Lone Star State bill seeks to regulate alarm panels
AUSTIN, Texas--Texas lawmakers are mapping out a bill that would regulate the type of panels used in future security system installations and impact non-response ordinances for municipalities to combat false alarms. This is one of the first state legislations in the country that would mandate this.
House Bill 2304 proposes panels used in security system installations after January 2007 must be American National Standards Institute and Security Industry Association CP-01 and UL-compliant. CP-01 is a standard that implements redesigned control panels that are preprogrammed to extend the time for entry and exit delay.
Already, some countrywide municipalities have incorporated a CP-01 ordinance, such as Lee County in Florida, to reduce false alarms.
The standard makes all alarm panels pre-programmed with features and settings that were determined to reduce invalid alarms by default, said Stan Martin, executive director of Security Industry Alarm Coalition. A handful of alarm panel companies have already had control panels ANSI SIA CP-01 UL-listed, while other manufacturers are next in line to do the same, noted Martin.
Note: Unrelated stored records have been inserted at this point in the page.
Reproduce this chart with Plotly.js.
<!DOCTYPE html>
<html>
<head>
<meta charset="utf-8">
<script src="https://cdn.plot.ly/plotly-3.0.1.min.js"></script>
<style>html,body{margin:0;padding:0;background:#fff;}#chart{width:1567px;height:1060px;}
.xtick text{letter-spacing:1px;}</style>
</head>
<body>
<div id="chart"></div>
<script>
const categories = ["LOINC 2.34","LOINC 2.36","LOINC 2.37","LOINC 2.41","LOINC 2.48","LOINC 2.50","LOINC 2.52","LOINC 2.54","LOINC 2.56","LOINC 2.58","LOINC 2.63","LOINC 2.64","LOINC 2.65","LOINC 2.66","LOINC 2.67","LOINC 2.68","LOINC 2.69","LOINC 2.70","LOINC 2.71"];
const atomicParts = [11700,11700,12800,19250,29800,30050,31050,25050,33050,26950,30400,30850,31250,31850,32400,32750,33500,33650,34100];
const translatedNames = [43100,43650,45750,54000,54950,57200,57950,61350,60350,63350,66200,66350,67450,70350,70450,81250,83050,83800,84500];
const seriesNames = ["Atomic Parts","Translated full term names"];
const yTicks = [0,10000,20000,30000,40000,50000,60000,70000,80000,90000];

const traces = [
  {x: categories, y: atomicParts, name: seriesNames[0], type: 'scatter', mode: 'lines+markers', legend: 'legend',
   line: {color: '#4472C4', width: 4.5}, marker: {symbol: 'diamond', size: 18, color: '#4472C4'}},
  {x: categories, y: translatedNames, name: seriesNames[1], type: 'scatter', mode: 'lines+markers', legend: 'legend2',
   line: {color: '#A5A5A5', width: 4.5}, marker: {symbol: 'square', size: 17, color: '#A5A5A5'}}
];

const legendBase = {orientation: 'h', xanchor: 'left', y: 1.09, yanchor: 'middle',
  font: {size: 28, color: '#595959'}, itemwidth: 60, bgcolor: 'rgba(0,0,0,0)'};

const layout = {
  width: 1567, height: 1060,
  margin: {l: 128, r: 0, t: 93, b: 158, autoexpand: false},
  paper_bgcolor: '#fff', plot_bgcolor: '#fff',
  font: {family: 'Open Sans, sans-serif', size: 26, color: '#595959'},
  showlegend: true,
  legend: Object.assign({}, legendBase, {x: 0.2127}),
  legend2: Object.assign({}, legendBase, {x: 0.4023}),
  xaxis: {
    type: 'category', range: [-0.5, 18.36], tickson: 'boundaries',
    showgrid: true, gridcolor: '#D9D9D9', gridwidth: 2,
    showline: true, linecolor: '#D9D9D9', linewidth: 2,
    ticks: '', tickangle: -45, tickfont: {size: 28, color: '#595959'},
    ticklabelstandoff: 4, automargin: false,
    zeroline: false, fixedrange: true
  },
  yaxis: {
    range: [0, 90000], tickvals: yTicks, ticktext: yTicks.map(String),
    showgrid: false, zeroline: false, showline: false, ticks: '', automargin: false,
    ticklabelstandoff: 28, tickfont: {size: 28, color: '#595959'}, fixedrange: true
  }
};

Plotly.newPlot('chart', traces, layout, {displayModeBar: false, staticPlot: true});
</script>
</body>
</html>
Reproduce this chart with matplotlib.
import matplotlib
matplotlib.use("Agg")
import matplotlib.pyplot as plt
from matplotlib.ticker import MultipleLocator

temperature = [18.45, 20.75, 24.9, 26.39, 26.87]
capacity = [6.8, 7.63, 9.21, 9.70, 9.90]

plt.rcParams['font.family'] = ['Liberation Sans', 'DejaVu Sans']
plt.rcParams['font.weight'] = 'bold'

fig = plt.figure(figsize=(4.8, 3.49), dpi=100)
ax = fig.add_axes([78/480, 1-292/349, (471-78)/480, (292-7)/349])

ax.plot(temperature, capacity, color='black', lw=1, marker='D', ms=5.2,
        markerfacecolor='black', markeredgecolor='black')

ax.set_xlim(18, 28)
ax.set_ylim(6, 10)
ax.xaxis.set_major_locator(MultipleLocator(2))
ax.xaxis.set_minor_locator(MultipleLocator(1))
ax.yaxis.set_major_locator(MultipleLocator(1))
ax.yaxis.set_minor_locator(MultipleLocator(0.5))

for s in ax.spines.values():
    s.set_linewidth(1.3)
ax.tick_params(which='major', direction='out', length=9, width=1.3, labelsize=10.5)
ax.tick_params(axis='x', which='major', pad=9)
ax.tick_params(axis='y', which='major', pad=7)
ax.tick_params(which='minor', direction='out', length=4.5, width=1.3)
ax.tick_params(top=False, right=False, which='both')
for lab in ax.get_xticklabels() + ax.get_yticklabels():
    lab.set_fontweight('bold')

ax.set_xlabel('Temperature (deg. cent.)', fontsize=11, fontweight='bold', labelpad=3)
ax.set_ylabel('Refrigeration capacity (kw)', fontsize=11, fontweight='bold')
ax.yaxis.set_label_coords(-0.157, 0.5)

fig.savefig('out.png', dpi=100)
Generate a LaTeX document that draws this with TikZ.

Another component of the bill impacts non-response ordinances. A municipality may require an alarm systems' central station to attempt to contact the owner of the system twice before a jurisdiction responds to the alarm signal. However, before a non-response ordinance is adopted by a municipality, jurisdictions will notify permit holders and conduct a hearing to discuss the proposed change.
The state industry members involved in the legislative process orchestrated changes from the original bill to the current bill, noted Chip Bird, president of the Texas Burglar and Fire Alarm Association.
"Our concern was that jurisdictions would attempt to do it (adopt non-response) without notifying the alarm users," Bird said.
If a municipality does choose a non-response ordinance, then they cannot solicit or impose a false alarm fee, Bird noted.
However, if a municipality does not go the non-response route, then fees for commercial and residential false alarms will be implemented. A proposed fee structure could be: $50 if the location has more than three false alarms, $75 for eight false alarms and any subsequent false alarm would be charged with a $100 fine in a year.
Alarm companies will employ standards to use when working with customers thanks to the proposed legislation. For example, after an installation of an alarm system, the company will provide the user with the false alarm law of that jurisdiction. The company will share with the customer how to operate the alarm system and prevent false alarms. It will notify the municipality that the alarm system is installed and provide the address and name of the occupant of the alarm system.
The elements of the Texas bill will help to decrease false alarms, noted Bird.
"The bottom line is that cities can recoup money that they are spending on false alarms and encourage more police responses," Bird said.
The bill is now on the Senate floor for discussion after Security Systems News went to press. The legislation session ends in May; it would pass then, if it passes, said Bird.